Shapley Values assign credit to players
$ \varphi_i(v) = \sum_{S \subset N \backslash \{i\} } \frac{|S|! (n - |S| - 1)!}{n} \left ( v(S \cup \{i\} ) - v(S) \right ) $
Only functional that satisfies linearity, symmetry, and “efficiency”
Widely used in ML for feature importance explanations: “how important is gender for this health risk classifier?”
Define a game with one feature per player, define feature importance as the Shapley Value of player.
We think this is problematic on many grounds; today, we give a purely mathematical critique.
Take the game on a hypercube, and define the gradient $\nabla$. Decompose $\nabla$ in $\nabla_1, \dots, \nabla_d$ such that $\sum_i \nabla_i = \nabla$.
$L$ is the Laplacian operator, and its eigenvectors are the Fourier Transform matrix.
Closed-form formula for Shapley Values from polynomial basis coefficients
Shapley value for a player equals $-2 \times k$, where $k$ is the sum of all odd-degree coefficients of monomials containing that player, each divided by the degree of the monomial.

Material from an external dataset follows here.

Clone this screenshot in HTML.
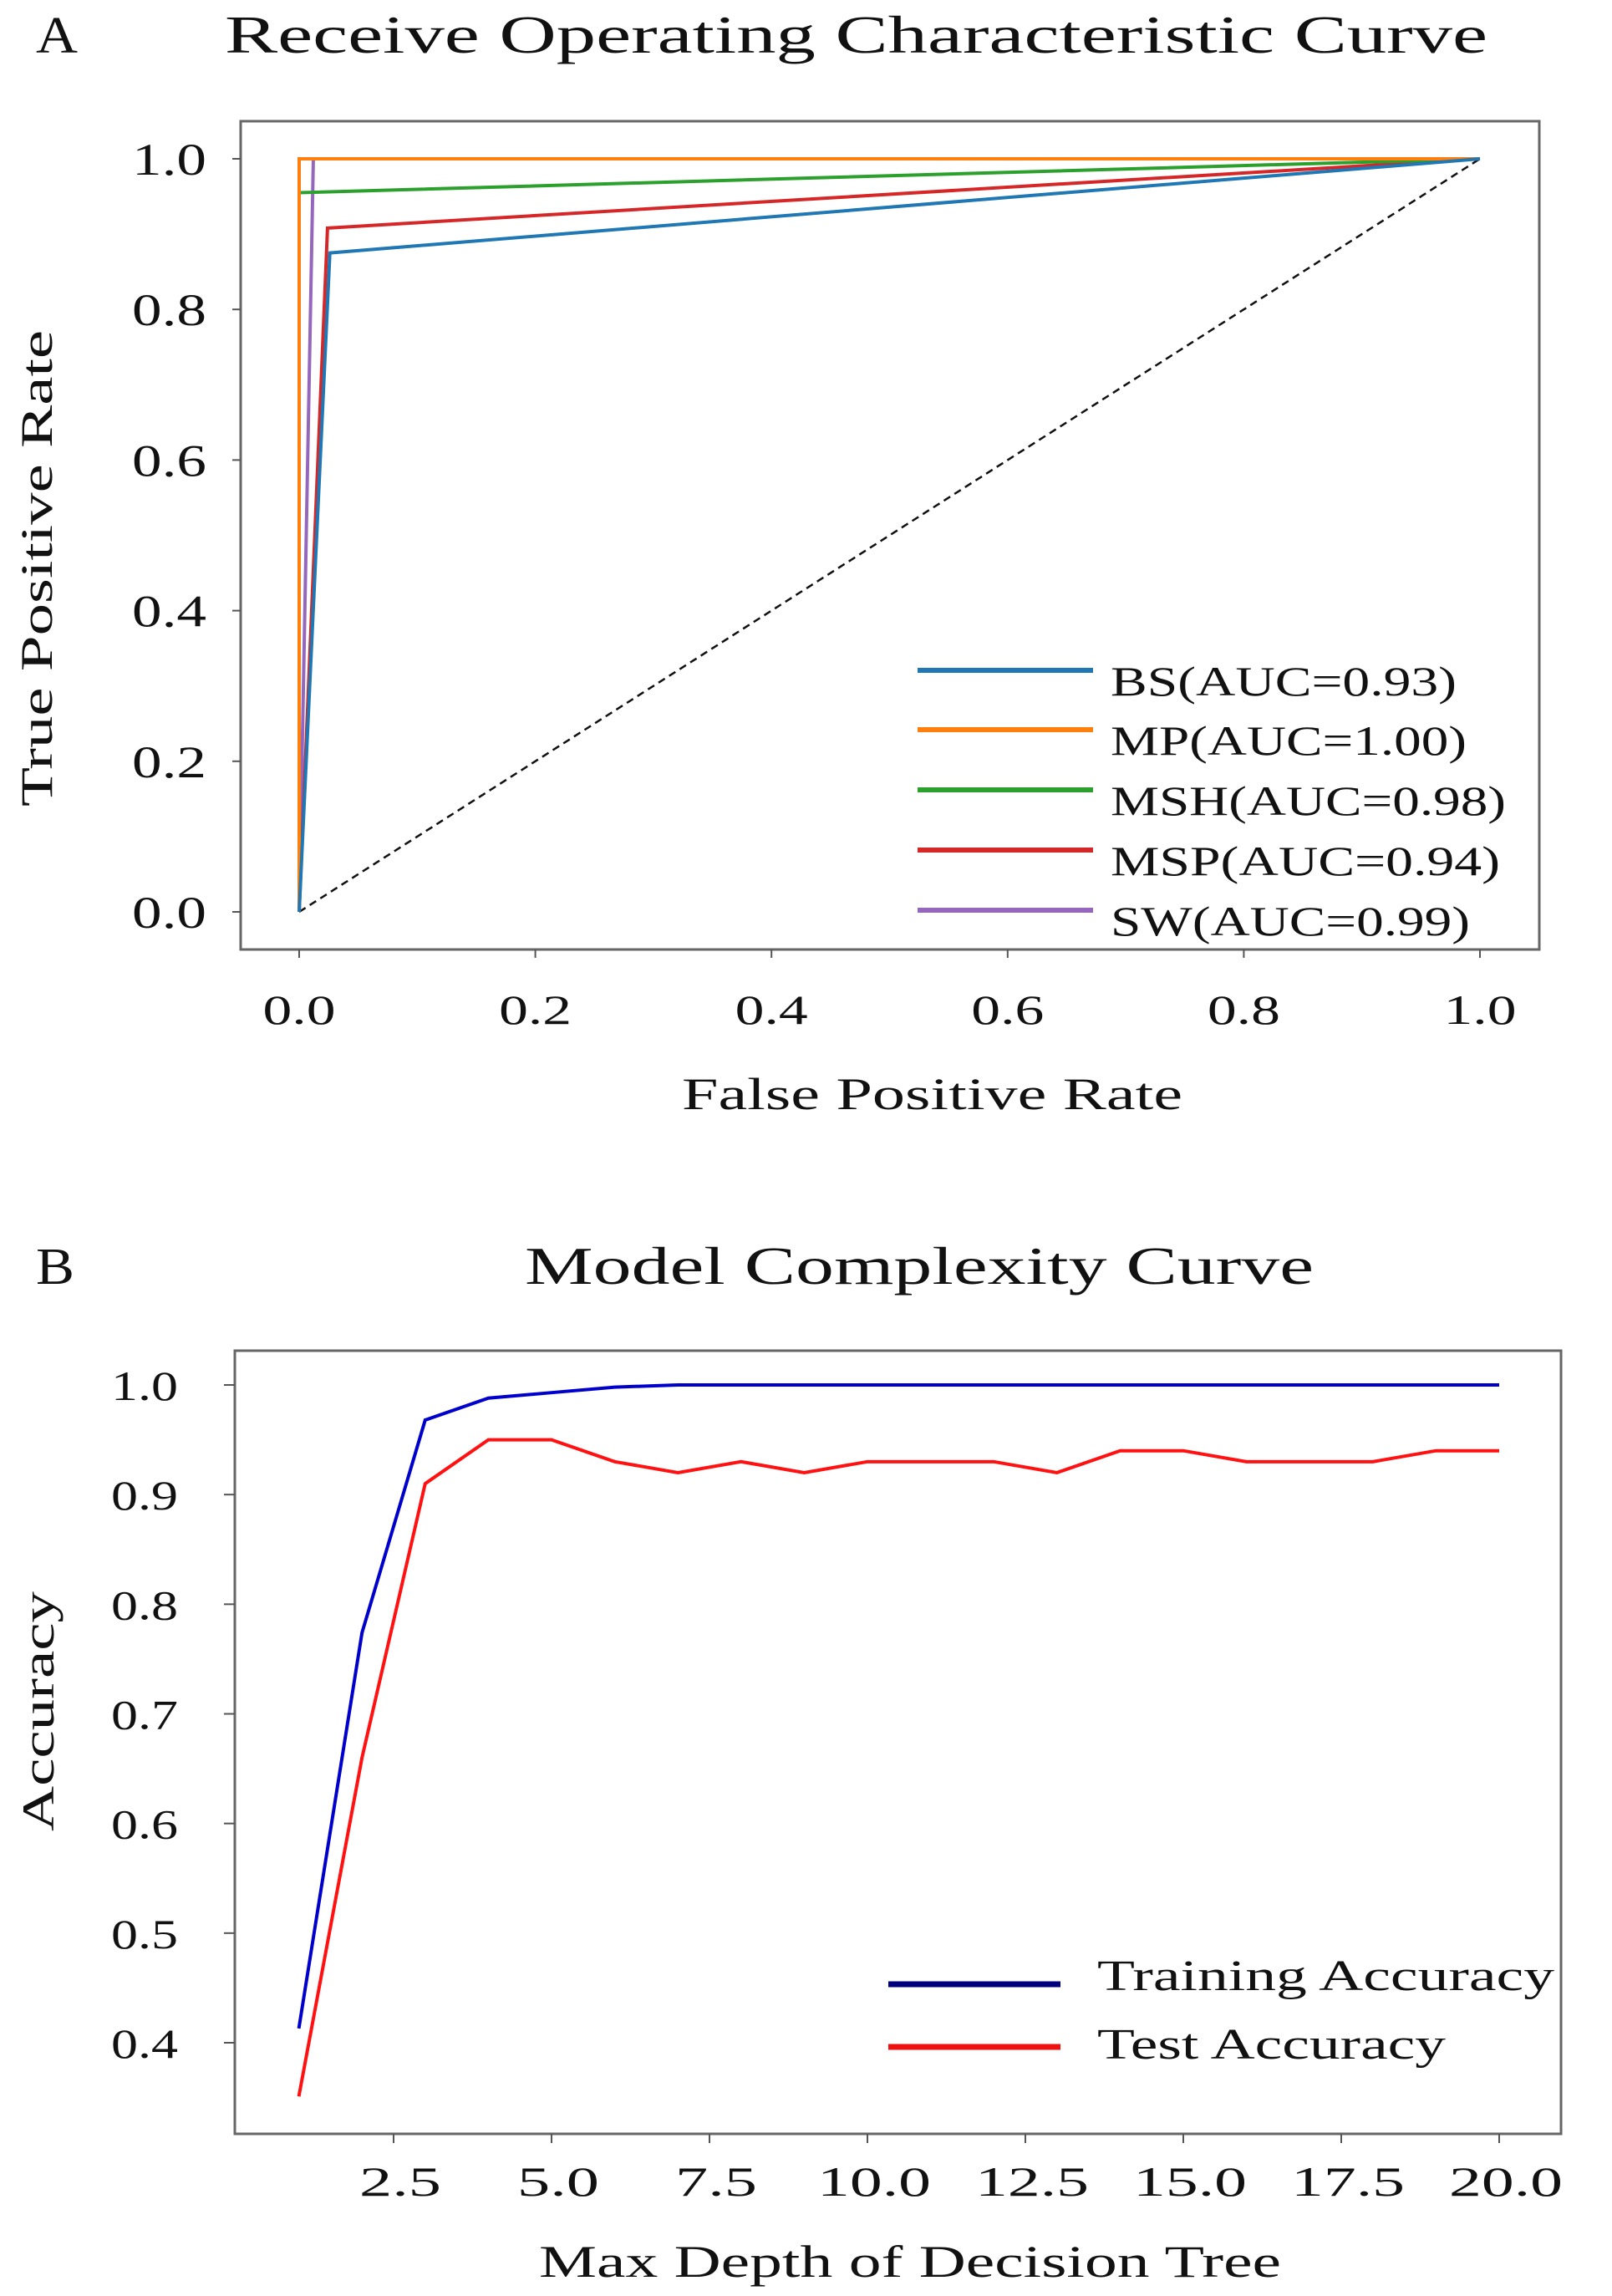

For 2-feature model with polynomial $c_1 1 + c_a a + c_b b + c_{ab} a b$, the Shapley value for player $a$ is $-2c_a$ (seems fine, but where’s $c_{ab}$?)
For 3-feature model: $-2(c_a + c_{abc}/3)$ (hmm…)
For 4-feature model: $-2(c_a + c_{abc}/3 + c_{abd}/3 + c_{acd}/3)$ (uh…)
For 5-feature model: 1 linear term, 6 cubic terms, 1 quintic term (????)
Shapley Values are weird: there’s no good reason that expression is a good summary of the feature importances.
Takeaways:
A game is inessential iff its corresponding polynomial is strictly linear. Polynomials seem to be good explanations for feature importance games!
There’s a deep connection between SVs and FTs via $\nabla$ and its SVD
SVs are very weird objects for ML feature importance explanations. Be skeptical of interpretation methods using them.
Questions? (We’re still working on the writeup…)
Where does the problem arise?
Our opinion: the axiom of efficiency makes sense in the context of cooperative games, but is pretty silly in feature importance explanations. We don’t want signed values to sum up to the total contribution: we want magnitudes.
We think orthogonality is a much better choice, and leads to a much simpler “explanation”: the FT representation itself!
Define one subgame per player
\[\begin{eqnarray*}v_i &=& \textrm{argmin}_{u} || \nabla u - \nabla_i v ||_2 \\ \varphi_i(v) &=& v_i[U] - v_i[\emptyset]\end{eqnarray*}\]$\nabla^\dagger \nabla_i$ is a linear operator, and $\sum_i v_i[U] - v_i[\emptyset] = v[U] - v[\emptyset]$.